# [JOB]
No pictures go into the copy. Write out exactly the lines below from the one containing "Output the web" through the one containing "var myChart = echarts.init(document.getElementById('chart'));".
□ □ □
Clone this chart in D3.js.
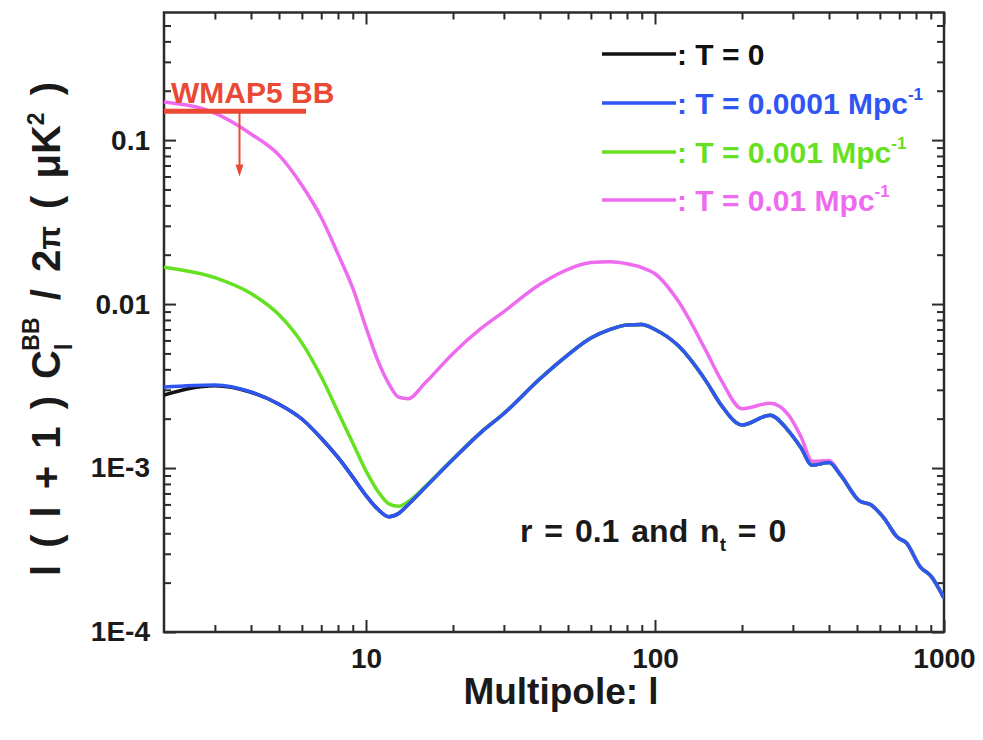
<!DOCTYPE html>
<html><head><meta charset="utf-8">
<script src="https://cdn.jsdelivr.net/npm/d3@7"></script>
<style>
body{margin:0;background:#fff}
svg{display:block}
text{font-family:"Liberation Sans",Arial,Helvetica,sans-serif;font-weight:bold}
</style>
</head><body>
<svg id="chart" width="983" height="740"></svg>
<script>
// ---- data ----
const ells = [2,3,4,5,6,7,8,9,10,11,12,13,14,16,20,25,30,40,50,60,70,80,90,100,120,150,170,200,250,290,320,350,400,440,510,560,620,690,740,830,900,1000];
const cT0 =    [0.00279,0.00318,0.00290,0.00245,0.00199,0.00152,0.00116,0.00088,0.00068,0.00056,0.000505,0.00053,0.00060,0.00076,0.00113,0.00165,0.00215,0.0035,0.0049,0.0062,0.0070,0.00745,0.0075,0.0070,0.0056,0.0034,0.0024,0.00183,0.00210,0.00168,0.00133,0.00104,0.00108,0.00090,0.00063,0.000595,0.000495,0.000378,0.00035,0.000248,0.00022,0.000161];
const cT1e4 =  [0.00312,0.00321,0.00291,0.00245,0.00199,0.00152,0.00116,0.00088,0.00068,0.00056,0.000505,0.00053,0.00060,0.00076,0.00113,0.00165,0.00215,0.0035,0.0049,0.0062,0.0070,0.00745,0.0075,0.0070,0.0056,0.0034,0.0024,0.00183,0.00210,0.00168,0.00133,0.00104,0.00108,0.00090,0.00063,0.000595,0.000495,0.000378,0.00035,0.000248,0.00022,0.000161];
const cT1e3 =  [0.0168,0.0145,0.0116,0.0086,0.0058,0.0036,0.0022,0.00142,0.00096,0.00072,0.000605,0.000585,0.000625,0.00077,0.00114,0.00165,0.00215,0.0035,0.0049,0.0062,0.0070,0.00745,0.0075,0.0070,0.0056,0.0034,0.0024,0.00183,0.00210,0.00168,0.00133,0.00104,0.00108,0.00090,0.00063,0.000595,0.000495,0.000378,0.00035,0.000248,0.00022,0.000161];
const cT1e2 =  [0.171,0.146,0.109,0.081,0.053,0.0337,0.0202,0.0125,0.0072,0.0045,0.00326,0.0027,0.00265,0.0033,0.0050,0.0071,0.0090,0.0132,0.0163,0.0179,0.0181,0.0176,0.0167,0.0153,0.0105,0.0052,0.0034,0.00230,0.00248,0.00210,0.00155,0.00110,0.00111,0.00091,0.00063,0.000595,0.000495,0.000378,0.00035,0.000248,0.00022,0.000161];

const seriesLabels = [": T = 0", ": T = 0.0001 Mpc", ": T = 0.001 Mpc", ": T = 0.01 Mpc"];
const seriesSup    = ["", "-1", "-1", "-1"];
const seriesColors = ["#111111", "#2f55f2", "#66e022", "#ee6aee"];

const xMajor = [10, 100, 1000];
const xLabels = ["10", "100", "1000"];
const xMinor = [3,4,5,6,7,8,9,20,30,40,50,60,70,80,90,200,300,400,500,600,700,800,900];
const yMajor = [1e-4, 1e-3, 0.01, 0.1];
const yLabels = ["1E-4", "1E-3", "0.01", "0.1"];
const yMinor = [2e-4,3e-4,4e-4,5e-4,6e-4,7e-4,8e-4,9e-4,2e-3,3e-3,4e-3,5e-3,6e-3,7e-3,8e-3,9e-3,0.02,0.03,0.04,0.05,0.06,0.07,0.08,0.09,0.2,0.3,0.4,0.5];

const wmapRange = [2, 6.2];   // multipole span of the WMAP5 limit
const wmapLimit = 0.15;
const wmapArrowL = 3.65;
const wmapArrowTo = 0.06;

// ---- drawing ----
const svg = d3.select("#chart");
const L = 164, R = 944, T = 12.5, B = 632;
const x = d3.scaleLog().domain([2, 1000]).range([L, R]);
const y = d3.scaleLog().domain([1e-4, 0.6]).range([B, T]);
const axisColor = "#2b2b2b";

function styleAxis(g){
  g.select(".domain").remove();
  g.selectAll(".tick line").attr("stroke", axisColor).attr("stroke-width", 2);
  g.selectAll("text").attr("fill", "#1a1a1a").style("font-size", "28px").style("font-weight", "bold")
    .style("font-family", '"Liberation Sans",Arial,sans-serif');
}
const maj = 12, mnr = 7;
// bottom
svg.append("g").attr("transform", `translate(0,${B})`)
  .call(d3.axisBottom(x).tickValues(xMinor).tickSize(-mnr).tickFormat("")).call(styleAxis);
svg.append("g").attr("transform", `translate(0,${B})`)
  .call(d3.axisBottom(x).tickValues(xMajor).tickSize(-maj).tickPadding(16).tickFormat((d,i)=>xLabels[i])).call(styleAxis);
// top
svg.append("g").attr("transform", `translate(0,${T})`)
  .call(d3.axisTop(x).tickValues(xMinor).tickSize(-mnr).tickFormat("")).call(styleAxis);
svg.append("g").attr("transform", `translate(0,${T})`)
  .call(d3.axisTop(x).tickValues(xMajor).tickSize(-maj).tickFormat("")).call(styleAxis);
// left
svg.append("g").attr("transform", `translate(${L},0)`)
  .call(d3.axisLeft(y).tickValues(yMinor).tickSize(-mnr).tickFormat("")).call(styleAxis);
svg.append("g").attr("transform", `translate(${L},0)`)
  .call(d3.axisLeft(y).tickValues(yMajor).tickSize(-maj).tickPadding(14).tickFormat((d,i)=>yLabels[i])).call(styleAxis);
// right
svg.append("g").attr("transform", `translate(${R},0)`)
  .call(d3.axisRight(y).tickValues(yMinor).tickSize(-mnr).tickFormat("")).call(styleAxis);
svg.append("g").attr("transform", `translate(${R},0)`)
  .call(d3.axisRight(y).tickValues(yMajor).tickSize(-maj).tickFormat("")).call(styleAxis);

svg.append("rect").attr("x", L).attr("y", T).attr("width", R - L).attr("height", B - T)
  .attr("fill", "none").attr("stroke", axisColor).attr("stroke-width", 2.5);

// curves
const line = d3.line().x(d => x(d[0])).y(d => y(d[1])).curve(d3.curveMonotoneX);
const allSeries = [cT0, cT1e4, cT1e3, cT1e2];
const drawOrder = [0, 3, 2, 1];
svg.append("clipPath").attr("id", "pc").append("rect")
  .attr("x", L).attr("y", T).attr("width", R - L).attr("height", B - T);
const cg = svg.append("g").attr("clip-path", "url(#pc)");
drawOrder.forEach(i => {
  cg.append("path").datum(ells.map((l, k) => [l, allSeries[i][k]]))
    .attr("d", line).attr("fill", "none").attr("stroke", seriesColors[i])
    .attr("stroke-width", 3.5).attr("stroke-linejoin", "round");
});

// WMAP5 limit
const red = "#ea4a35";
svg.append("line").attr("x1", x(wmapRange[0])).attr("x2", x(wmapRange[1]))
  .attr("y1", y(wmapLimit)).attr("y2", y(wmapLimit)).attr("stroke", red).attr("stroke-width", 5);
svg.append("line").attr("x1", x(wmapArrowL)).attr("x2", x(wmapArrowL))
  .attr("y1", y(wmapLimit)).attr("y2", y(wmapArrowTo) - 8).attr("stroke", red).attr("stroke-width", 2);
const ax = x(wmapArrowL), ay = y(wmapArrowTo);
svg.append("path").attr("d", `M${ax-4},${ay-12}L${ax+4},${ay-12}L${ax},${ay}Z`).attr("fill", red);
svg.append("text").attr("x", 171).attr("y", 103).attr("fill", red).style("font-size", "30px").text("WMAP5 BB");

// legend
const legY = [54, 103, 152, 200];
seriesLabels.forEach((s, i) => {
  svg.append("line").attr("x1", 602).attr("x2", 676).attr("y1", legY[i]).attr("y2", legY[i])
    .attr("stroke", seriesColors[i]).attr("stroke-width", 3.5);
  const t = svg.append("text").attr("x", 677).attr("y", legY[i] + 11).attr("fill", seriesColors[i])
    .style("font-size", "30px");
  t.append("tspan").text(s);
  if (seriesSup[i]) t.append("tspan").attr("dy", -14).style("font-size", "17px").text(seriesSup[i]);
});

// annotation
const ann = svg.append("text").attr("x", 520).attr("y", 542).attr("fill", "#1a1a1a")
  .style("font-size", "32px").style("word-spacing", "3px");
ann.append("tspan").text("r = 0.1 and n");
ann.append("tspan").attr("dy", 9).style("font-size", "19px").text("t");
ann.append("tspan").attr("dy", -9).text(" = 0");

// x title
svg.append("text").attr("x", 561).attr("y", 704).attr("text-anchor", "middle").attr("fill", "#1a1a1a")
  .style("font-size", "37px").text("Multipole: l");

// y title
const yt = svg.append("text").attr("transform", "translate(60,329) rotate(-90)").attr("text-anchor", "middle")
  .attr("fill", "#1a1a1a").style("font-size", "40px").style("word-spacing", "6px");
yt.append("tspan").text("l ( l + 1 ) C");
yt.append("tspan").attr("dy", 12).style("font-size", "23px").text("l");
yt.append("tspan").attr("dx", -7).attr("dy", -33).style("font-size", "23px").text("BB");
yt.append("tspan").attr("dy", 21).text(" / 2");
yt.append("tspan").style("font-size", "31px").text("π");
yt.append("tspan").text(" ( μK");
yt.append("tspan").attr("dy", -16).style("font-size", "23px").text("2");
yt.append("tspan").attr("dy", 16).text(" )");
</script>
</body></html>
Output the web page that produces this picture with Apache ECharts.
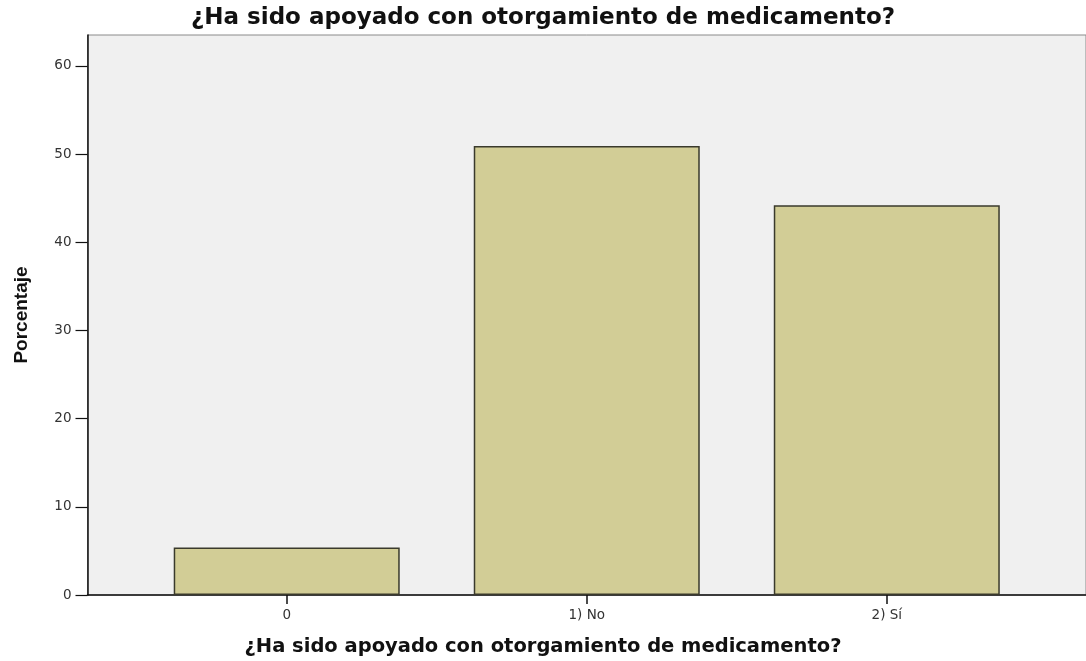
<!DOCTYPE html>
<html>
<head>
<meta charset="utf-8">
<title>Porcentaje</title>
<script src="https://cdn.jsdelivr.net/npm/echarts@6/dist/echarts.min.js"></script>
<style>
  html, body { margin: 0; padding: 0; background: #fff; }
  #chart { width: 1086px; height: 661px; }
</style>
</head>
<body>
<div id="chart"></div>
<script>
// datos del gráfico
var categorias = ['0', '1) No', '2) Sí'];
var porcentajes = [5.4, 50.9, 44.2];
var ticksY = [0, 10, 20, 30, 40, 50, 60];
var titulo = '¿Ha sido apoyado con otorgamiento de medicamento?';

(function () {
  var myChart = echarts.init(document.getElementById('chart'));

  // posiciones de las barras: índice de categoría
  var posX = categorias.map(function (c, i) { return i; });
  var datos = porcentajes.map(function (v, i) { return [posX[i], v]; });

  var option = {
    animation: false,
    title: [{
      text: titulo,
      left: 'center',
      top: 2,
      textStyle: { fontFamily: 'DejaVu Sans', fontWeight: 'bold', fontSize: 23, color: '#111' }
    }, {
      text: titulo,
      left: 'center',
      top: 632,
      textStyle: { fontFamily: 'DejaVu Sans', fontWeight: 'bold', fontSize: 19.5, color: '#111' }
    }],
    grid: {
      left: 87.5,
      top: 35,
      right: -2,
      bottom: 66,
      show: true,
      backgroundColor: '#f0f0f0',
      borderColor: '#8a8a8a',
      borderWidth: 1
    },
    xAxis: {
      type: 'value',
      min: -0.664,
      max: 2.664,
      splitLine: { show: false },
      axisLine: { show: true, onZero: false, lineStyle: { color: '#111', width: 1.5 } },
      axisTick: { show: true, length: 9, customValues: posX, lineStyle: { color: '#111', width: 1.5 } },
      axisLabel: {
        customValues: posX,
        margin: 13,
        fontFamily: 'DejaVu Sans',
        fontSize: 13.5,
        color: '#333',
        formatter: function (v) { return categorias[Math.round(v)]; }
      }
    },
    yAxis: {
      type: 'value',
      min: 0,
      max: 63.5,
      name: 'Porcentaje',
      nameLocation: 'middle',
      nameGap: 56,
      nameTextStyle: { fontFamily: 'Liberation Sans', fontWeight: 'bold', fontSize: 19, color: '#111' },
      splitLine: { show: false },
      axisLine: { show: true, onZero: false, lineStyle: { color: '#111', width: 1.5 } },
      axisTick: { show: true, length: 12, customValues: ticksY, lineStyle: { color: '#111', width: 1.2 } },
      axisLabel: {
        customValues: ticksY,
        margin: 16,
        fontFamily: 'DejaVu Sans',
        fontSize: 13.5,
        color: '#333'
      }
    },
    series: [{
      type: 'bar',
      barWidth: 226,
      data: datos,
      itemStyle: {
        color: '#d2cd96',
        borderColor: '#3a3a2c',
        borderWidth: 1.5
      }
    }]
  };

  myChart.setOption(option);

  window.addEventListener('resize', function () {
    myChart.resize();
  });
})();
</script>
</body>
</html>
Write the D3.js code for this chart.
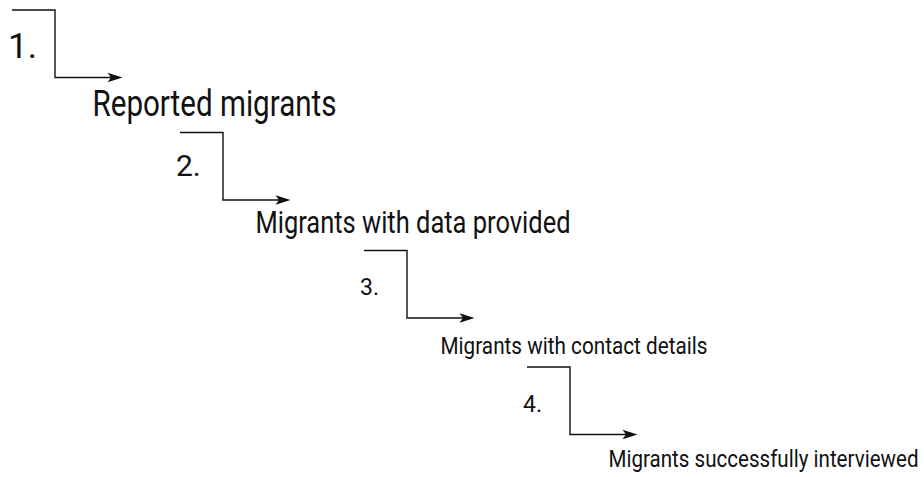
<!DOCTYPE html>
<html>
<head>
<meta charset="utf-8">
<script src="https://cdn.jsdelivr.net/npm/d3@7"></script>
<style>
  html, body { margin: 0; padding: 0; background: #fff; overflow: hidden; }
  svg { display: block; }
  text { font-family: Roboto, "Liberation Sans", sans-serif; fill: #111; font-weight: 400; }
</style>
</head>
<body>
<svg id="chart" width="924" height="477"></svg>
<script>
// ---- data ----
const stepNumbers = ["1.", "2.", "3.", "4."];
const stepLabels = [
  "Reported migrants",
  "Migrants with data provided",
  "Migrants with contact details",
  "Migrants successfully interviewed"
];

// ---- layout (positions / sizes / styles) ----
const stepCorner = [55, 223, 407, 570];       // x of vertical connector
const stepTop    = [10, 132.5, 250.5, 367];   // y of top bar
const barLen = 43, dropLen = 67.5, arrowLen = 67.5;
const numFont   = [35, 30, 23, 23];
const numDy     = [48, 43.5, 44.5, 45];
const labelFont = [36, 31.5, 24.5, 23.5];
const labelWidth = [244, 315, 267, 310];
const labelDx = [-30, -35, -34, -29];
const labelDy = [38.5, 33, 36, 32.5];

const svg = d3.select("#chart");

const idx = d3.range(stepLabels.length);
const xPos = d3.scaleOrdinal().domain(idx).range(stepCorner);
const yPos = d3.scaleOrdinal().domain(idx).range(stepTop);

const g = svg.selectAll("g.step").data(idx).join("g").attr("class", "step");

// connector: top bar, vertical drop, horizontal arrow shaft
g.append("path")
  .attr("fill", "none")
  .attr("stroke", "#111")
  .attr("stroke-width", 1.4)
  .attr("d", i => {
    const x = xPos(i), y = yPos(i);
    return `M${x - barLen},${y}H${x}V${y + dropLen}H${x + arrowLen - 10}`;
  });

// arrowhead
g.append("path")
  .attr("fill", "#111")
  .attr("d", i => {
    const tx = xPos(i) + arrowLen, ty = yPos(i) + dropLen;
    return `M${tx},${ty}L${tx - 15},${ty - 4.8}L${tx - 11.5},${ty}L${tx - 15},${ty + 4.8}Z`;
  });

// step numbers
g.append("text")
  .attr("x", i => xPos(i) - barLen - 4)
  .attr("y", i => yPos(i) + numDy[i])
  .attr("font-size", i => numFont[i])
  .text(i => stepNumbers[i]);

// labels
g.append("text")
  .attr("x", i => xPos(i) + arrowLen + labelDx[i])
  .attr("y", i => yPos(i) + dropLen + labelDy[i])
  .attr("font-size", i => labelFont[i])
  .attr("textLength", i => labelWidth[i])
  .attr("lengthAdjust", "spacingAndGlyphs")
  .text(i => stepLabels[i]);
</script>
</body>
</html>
□ □ □
# [SOLUTION FOR THIS TASK]
Output the web page that produces this picture with Apache ECharts.
<!DOCTYPE html>
<html>
<head>
<meta charset="utf-8">
<title>Porcentaje</title>
<script src="https://cdn.jsdelivr.net/npm/echarts@6/dist/echarts.min.js"></script>
<style>
  html, body { margin: 0; padding: 0; background: #fff; }
  #chart { width: 1086px; height: 661px; }
</style>
</head>
<body>
<div id="chart"></div>
<script>
// datos del gráfico
var categorias = ['0', '1) No', '2) Sí'];
var porcentajes = [5.4, 50.9, 44.2];
var ticksY = [0, 10, 20, 30, 40, 50, 60];
var titulo = '¿Ha sido apoyado con otorgamiento de medicamento?';

(function () {
  var myChart = echarts.init(document.getElementById('chart'));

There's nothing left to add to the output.